## What you have to do
In the entries below, find every line holding the string "this" and collect it.

## Given data
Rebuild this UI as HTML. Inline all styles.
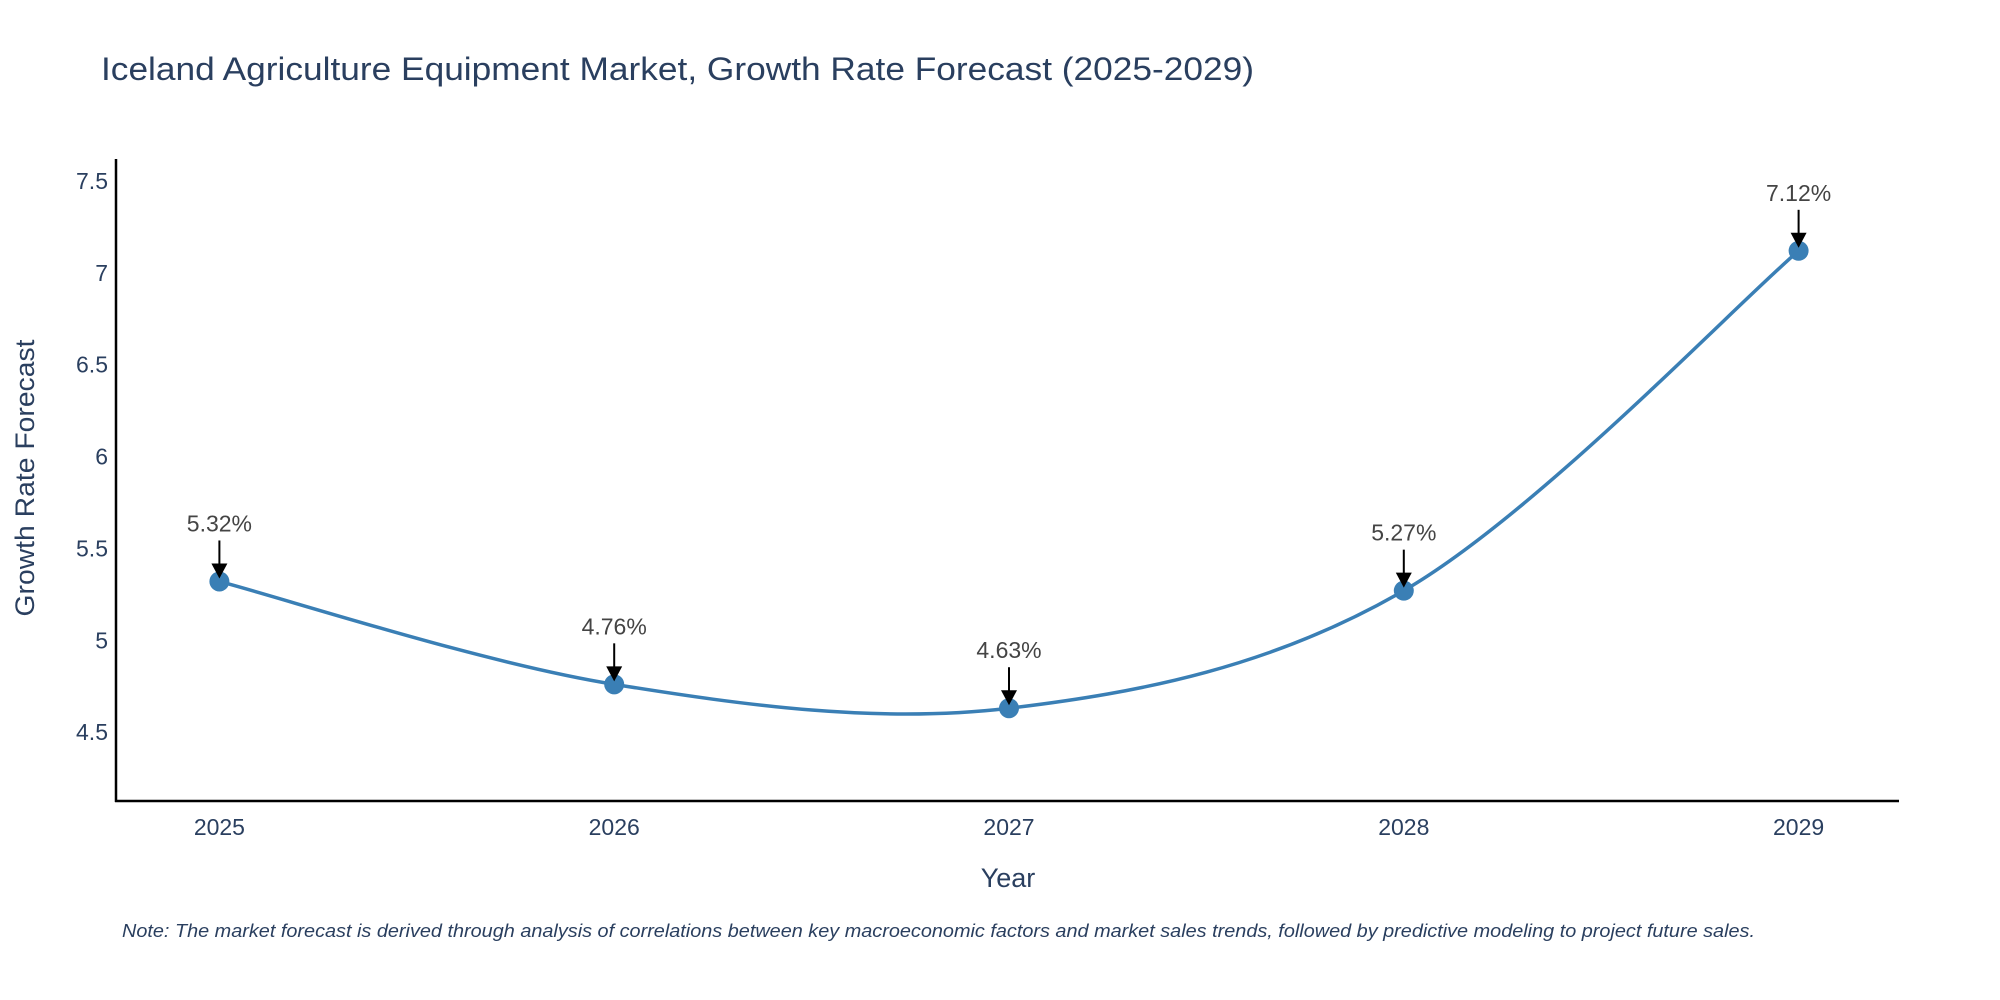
<!DOCTYPE html>
<html><head><meta charset="utf-8"><style>
body{margin:0;background:#fff;}
svg{display:block;font-family:"Liberation Sans",sans-serif;}
</style></head><body>
<svg id="chart" width="2000" height="1000" viewBox="0 0 2000 1000">
<text x="101" y="80" font-size="32" fill="#2a3f5f" textLength="1153" lengthAdjust="spacingAndGlyphs">Iceland Agriculture Equipment Market, Growth Rate Forecast (2025-2029)</text>
<g id="yticks"></g>
<g id="xticks"></g>
<line x1="116" y1="159" x2="116" y2="802" stroke="#000" stroke-width="2.5"/>
<line x1="115" y1="801" x2="1899" y2="801" stroke="#000" stroke-width="2.5"/>
<text x="1008" y="887" font-size="27" fill="#2a3f5f" text-anchor="middle">Year</text>
<text transform="translate(34,478) rotate(-90)" font-size="27" fill="#2a3f5f" text-anchor="middle" textLength="277" lengthAdjust="spacingAndGlyphs">Growth Rate Forecast</text>
<g id="series"></g>
<g id="annots"></g>
<text x="122" y="937" font-size="18" font-style="italic" fill="#2a3f5f" textLength="1633" lengthAdjust="spacingAndGlyphs">Note: The market forecast is derived through analysis of correlations between key macroeconomic factors and market sales trends, followed by predictive modeling to project future sales.</text>
</svg>
<script>
const years = ["2025","2026","2027","2028","2029"];
const values = [5.32, 4.76, 4.63, 5.27, 7.12];
const labels = ["5.32%","4.76%","4.63%","5.27%","7.12%"];
const yTicks = [4.5, 5, 5.5, 6, 6.5, 7, 7.5];
const yTickLabels = ["4.5","5","5.5","6","6.5","7","7.5"];

const NS = "http://www.w3.org/2000/svg";
function xScale(i){ return 219.4 + i*394.8; }
function yScale(v){ return 732.1 - (v-4.5)*183.7; }
function mk(tag, attrs, parent){ const e=document.createElementNS(NS,tag); for(const k in attrs) e.setAttribute(k,attrs[k]); parent.appendChild(e); return e; }

const yg=document.getElementById('yticks');
yTicks.forEach((t,i)=>{
  const el=mk('text',{x:108,y:yScale(t)+8,'font-size':23,fill:'#2a3f5f','text-anchor':'end'},yg);
  
  
  el.textContent=yTickLabels[i];
});
const xg=document.getElementById('xticks');
years.forEach((y,i)=>{
  const el=mk('text',{x:xScale(i),y:835,'font-size':23,fill:'#2a3f5f','text-anchor':'middle'},xg);
  
  
  el.textContent=y;
});

const pts=values.map((v,i)=>[xScale(i),yScale(v)]);
let d=`M${pts[0][0]},${pts[0][1]}`;
for(let i=0;i<pts.length-1;i++){
  const p0=pts[Math.max(0,i-1)],p1=pts[i],p2=pts[i+1],p3=pts[Math.min(pts.length-1,i+2)];
  const c1=[p1[0]+(p2[0]-p0[0])/6,p1[1]+(p2[1]-p0[1])/6];
  const c2=[p2[0]-(p3[0]-p1[0])/6,p2[1]-(p3[1]-p1[1])/6];
  d+=` C${c1[0]},${c1[1]} ${c2[0]},${c2[1]} ${p2[0]},${p2[1]}`;
}
const sg=document.getElementById('series');
const line=mk('path',{d:d,fill:'none',stroke:'#3a7fb5','stroke-width':3.5},sg);


pts.forEach(p=>{
  const c=mk('circle',{cx:p[0],cy:p[1],r:10,fill:'#3a7fb5'},sg);
  
  
});

const ag=document.getElementById('annots');
pts.forEach((p,i)=>{
  const l=mk('line',{x1:p[0],y1:p[1]-41,x2:p[0],y2:p[1]-16,stroke:'#000','stroke-width':2},ag);
  
  
  const h=mk('polygon',{points:`${p[0]-8},${p[1]-18} ${p[0]+8},${p[1]-18} ${p[0]},${p[1]-3}`,fill:'#000'},ag);
  
  
  const t=mk('text',{x:p[0],y:p[1]-50,'font-size':23,fill:'#444','text-anchor':'middle'},ag);
  
  
  t.textContent=labels[i];
});
</script>
</body></html>
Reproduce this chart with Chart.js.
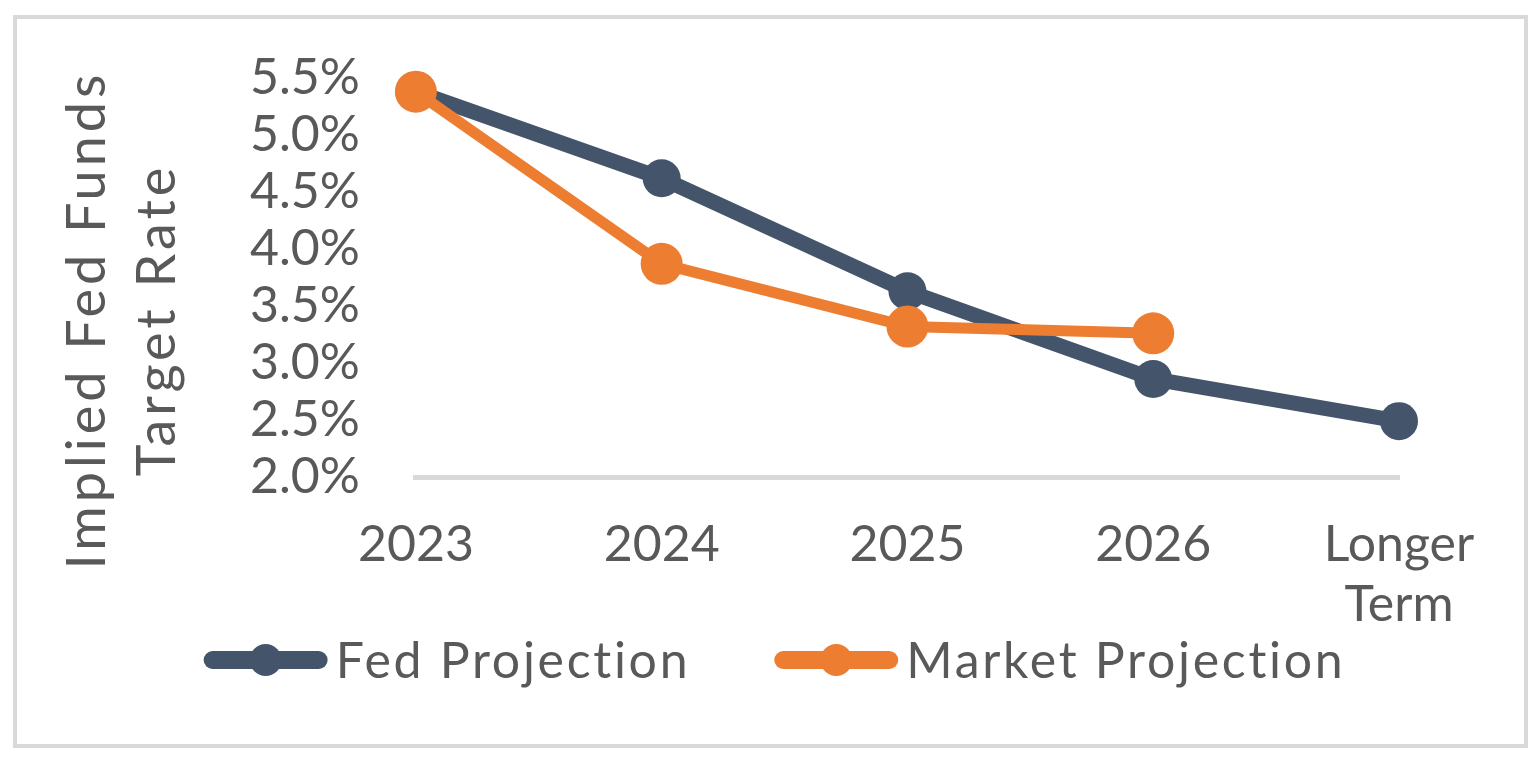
<!DOCTYPE html>
<html lang="en">
<head>
<meta charset="UTF-8">
<title>Implied Fed Funds Target Rate</title>
<script src="https://cdn.jsdelivr.net/npm/chart.js"></script>
<style>
  html, body { margin: 0; padding: 0; background: #fff; }
  #wrap { position: relative; width: 1537px; height: 760px; }
  #frame { position: absolute; left: 13px; top: 15px; width: 1515px; height: 733px; border: 4px solid #d9d9d9; box-sizing: border-box; }
  canvas { position: absolute; left: 0; top: 0; }
</style>
</head>
<body>
<div id="wrap">
  <div id="frame"></div>
  <canvas id="grafico" width="1537" height="760"></canvas>
</div>
<script>
// data
const categorias = ['2023', '2024', '2025', '2026', ['Longer', 'Term']];
const fedProjection = [5.38, 4.62, 3.63, 2.86, 2.49];
const marketProjection = [5.38, 3.87, 3.32, 3.26, null];
const yMin = 2.0, yMax = 5.5, yStep = 0.5;
const yTitle = ['Implied Fed Funds', 'Target Rate'];

const GRIS = '#595959';
const FUENTE = 'Lato';

// y-axis title, two rotated lines left of the tick labels
const tituloY = {
  id: 'tituloY',
  afterDraw(chart) {
    const ctx = chart.ctx;
    ctx.save();
    ctx.font = '54px ' + FUENTE;
    ctx.letterSpacing = '4px';
    ctx.fillStyle = GRIS;
    ctx.textAlign = 'center';
    ctx.textBaseline = 'middle';
    const xs = [88, 158];
    yTitle.forEach((t, i) => {
      ctx.save();
      ctx.translate(xs[i], 320);
      ctx.rotate(-Math.PI / 2);
      ctx.fillText(t, 0, 0);
      ctx.restore();
    });
    ctx.restore();
  }
};

// Excel-style legend: thick line with marker, then label
const leyenda = {
  id: 'leyenda',
  afterDraw(chart) {
    const ctx = chart.ctx;
    ctx.save();
    ctx.font = '50px ' + FUENTE;
    ctx.letterSpacing = '2.7px';
    const lineW = 124, gapTxt = 8, gapItem = 84;
    const items = chart.data.datasets.map(ds => ({ ds, w: lineW + gapTxt + ctx.measureText(ds.label).width }));
    const total = items.reduce((s, it) => s + it.w, 0) + gapItem * (items.length - 1);
    let x = (chart.width - total) / 2 + 6;
    const y = chart.height - 100;
    items.forEach(it => {
      const c = it.ds.borderColor;
      ctx.strokeStyle = c;
      ctx.lineWidth = 18;
      ctx.lineCap = 'round';
      ctx.beginPath();
      ctx.moveTo(x + 9, y);
      ctx.lineTo(x + lineW - 9, y);
      ctx.stroke();
      ctx.fillStyle = c;
      ctx.beginPath();
      ctx.arc(x + lineW / 2, y, 16, 0, Math.PI * 2);
      ctx.fill();
      ctx.fillStyle = GRIS;
      ctx.textAlign = 'left';
      ctx.textBaseline = 'middle';
      ctx.fillText(it.ds.label, x + lineW + gapTxt, y + 2);
      x += it.w + gapItem;
    });
    ctx.restore();
  }
};

const ctx = document.getElementById('grafico').getContext('2d');
new Chart(ctx, {
  type: 'line',
  data: {
    labels: categorias,
    datasets: [
      {
        label: 'Fed Projection',
        data: fedProjection,
        borderColor: '#44546A',
        backgroundColor: '#44546A',
        pointBackgroundColor: '#44546A',
        borderWidth: 15,
        pointRadius: 19,
        pointBorderWidth: 0,
        pointHoverRadius: 19,
        clip: false,
        order: 1
      },
      {
        label: 'Market Projection',
        data: marketProjection,
        borderColor: '#ED7D31',
        backgroundColor: '#ED7D31',
        pointBackgroundColor: '#ED7D31',
        borderWidth: 11,
        pointRadius: 21,
        pointBorderWidth: 0,
        pointHoverRadius: 21,
        clip: false,
        order: 0
      }
    ]
  },
  options: {
    responsive: false,
    animation: false,
    layout: { padding: { left: 202, right: 138, top: 78, bottom: 95 } },
    plugins: {
      legend: { display: false },
      tooltip: { enabled: false },
      title: { display: false }
    },
    scales: {
      x: {
        offset: false,
        grid: { display: false },
        border: { display: true, color: '#d9d9d9', width: 5 },
        ticks: {
          autoSkip: false,
          maxRotation: 0,
          padding: 30,
          color: GRIS,
          font: { family: FUENTE, size: 50, lineHeight: 1.2 }
        }
      },
      y: {
        min: yMin,
        max: yMax,
        grid: { display: false },
        border: { display: false },
        ticks: {
          stepSize: yStep,
          autoSkip: false,
          padding: 48,
          color: GRIS,
          font: { family: FUENTE, size: 50, lineHeight: 1 },
          callback: v => v.toFixed(1) + '%'
        }
      }
    }
  },
  plugins: [tituloY, leyenda]
});
</script>
</body>
</html>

## Full output
Rebuild this UI as HTML. Inline all styles.
Reproduce this chart with Chart.js.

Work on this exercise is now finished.